Ask Angelo - Angelo Pezzote

ang010907
Angelo Pezzote
M.A., N.C.C., L.M.H.C.
 Something Missing In Gay Life?
 plus IS GAY ROMANCE DEAD?

Dear Angelo,

Yeh it's a new year, but yet another year of endless parties, the gym, bars, hook ups and fair-weather friends seems so empty. Is there something more I can look forward to as a gay man who's maturing?

Signed, I want More


Dear I Want More,

You can't have a new year unless you're willing to leave the old ones behind. You can begin anew right now in spite of the past. Start by getting your priorities straight.

What are you doing in your life? In the end, the year you were born, a dash and the year you die will be engraved on your tombstone. But its all in the dash. Its what you did with the time that you had that will matter most.

I can assure you that it's not the sex, the parties, the drugs or the music. Its not your body, wardrobe, money, title, car or other external thing that people will remember most about you. It wont be your life partner, your friends or another person. What they will remember most is how YOU touched them.

Thus the meaning of life is in you. Its in how much you are able to give and receive love. Its your relationships that make life meaningful. You must first focus your attention inside on the relationship you have with yourself. Take it off of what others expect of you, the scene, appearances, a boyfriend, hassles, bills, the things you want, your career...And place your attention inside of you. Nothing outside of you will make you happy.

The enduring journey within is hard and not at all for the faint of heart. But I know of nothing more valuable to commit to in life. No one is grown up. We are only growing up. I promise you that there is no cold dark shadow where there isnt also warm bright sun. While it can be painful at times, finding your way home (to yourself) is the only way to your heart, to others and a joy filled life. No one outside of you can bring you this - only you can. But you have to want it.

Ask yourself what you really want and put out the effort to get it. I promise you that the returns are priceless and lifelong. Don't be afraid to ask for professional assistance. Counseling may be something you want. It doesn't mean anything is wrong with you. Many men put their trust and confidence in my education and experience to guide them on a sometimes perilous road. I have walked the walk. They invest their hard earned money and sacrifice their precious time to get what they want.
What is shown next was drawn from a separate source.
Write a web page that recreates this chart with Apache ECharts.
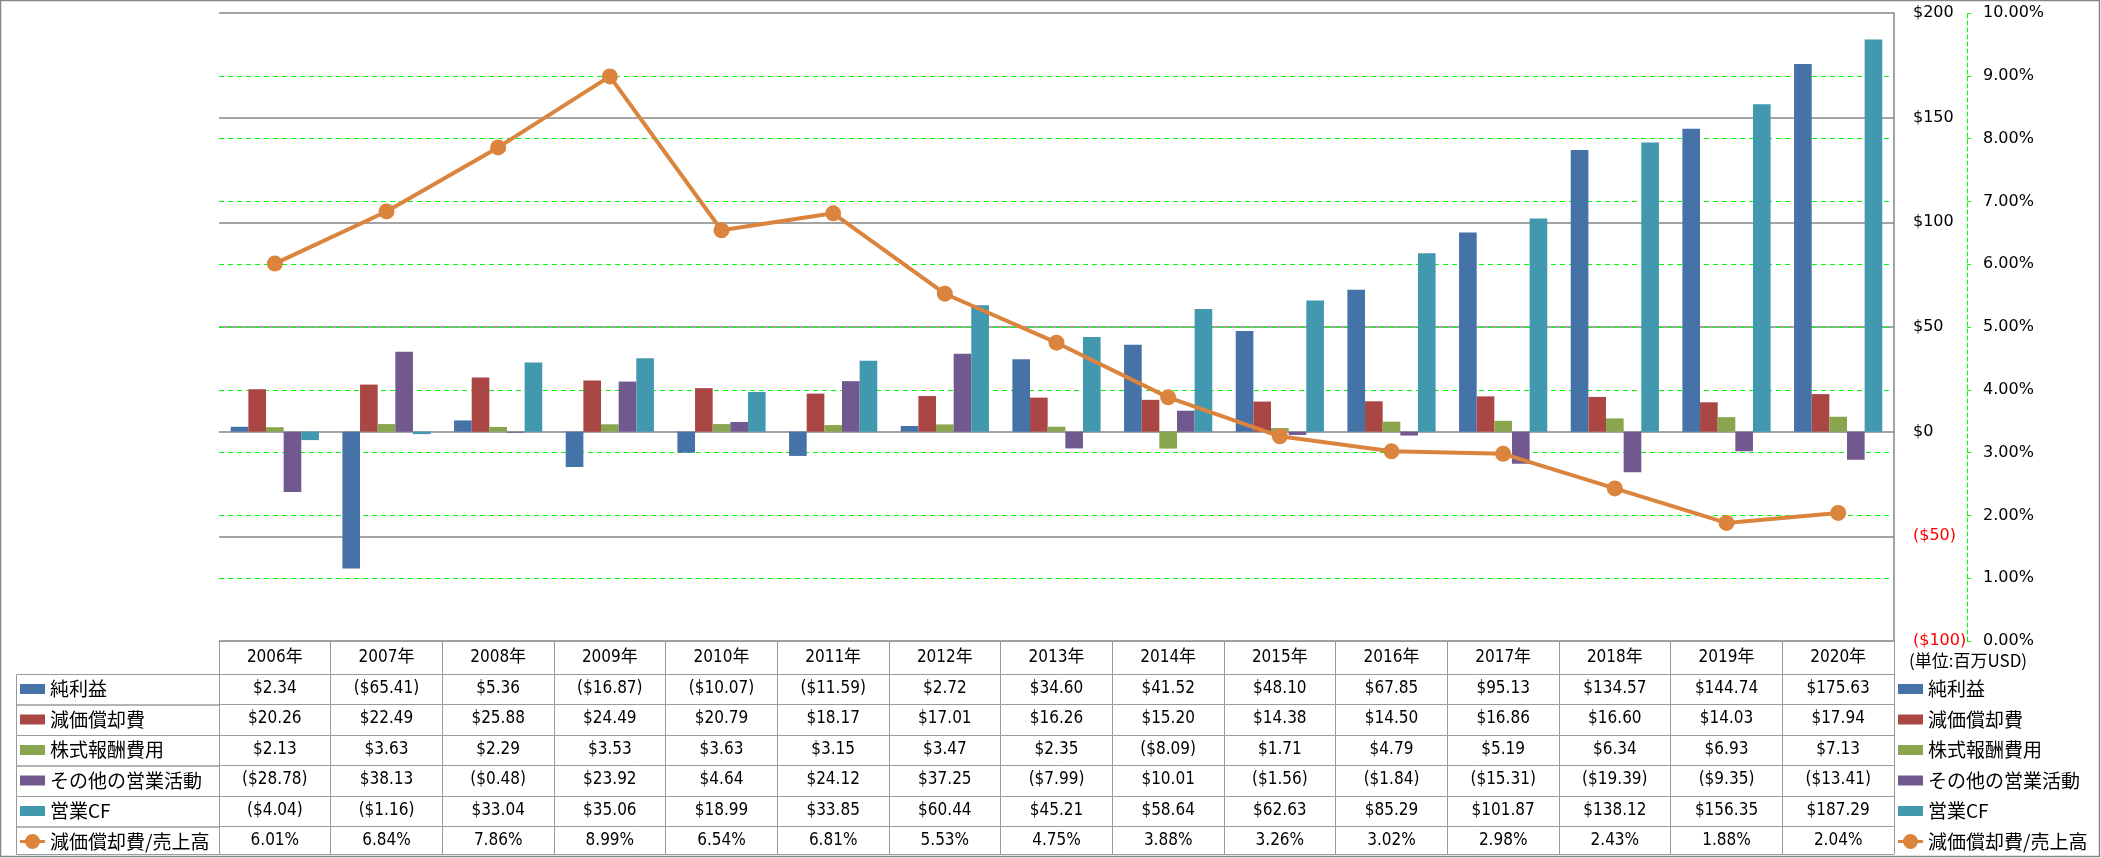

But the one's that just show up to treatment or come to therapy now and then don't make it. It's the one's that consistently put the tools I give them into practice and live it each day that succeed.

So make this year worth living. Whatever path you choose, the results you want cant be accomplished half heartedly. Identify the change you want, find what path works for you and commit to it. You can turn your life around. I witness brave men do it every day and you're no different.

All The Best, Angelo.

Dear Angelo,

Is romance for the Gay MAN (if there is such a thing) dead? Where are all the gay romantics?

Signed, Where Are The Romantics


Dear Where Are The Romantics?

Oh Romeo, alas my friend, you're not alone in your desire. Many gay men want this and are having trouble finding it. The number one letter I get is from gay men who are seeking that romantic connection. They want something deeper and longer lasting than just sex. Meanwhile, many find themselves to be perpetually single and they're lonely.

Perhaps no one knows better the pain of planning your whole weekend around a trip to the food mart, spending a holiday alone, or being so starved for touch that an accidental brush from a stranger gives you a hard on. Perhaps no one knows more the feeling day after day of not getting any messages from that special one, no table for two, and not having anyone to talk to besides your hair dresser. Perhaps no one knows better the pain of thinking you don't measure up and everyone else seems to be young, gorgeous, fit and hung. Perhaps you're tired of gazing outside a Starbucks window at all the fabulousness passing by, thinking that everyone seems to have some happy magic in their lives that you don't. Perhaps you're even tired of trying anymore. But I absolutely know that it's possible to find gay romance.

It is difficult for gay men to do this since we are socialized as men from birth in a homophobic culture. It takes a lot of courage, even after we're out, to overcome the male taboo that says men aren't supposed to get emotionally and physically intimate with one another. When we break that same sex prohibition, we experience all the shame about our same sex orientation that's been put on us by society. So in order for two gay men to be romantic, they each have to be willing to work through the fear and shame that comes between them. This takes effort and it's hard.

We must use our shared experience of facing social adversity as a superglue that sticks us together, rather than treating each other bad. We can bond and reach higher plateaus of intimacy together from our shared challenges. We can build relationships that are examples of true love and devotion to the world.

Gay romance is not dead. The longing is there and many gay men are fed up with all the BS out there that gets in the way. Right here and right now we must use our resiliency as gay men to commit ourselves to manifesting the romance we yearn for by finding each others hearts, instead of engaging in self destructive behavior from the lack there of.

All The Best, Angelo.


ang010907
Angelo Pezzote, M.A., N.C.C., L.M.H.C.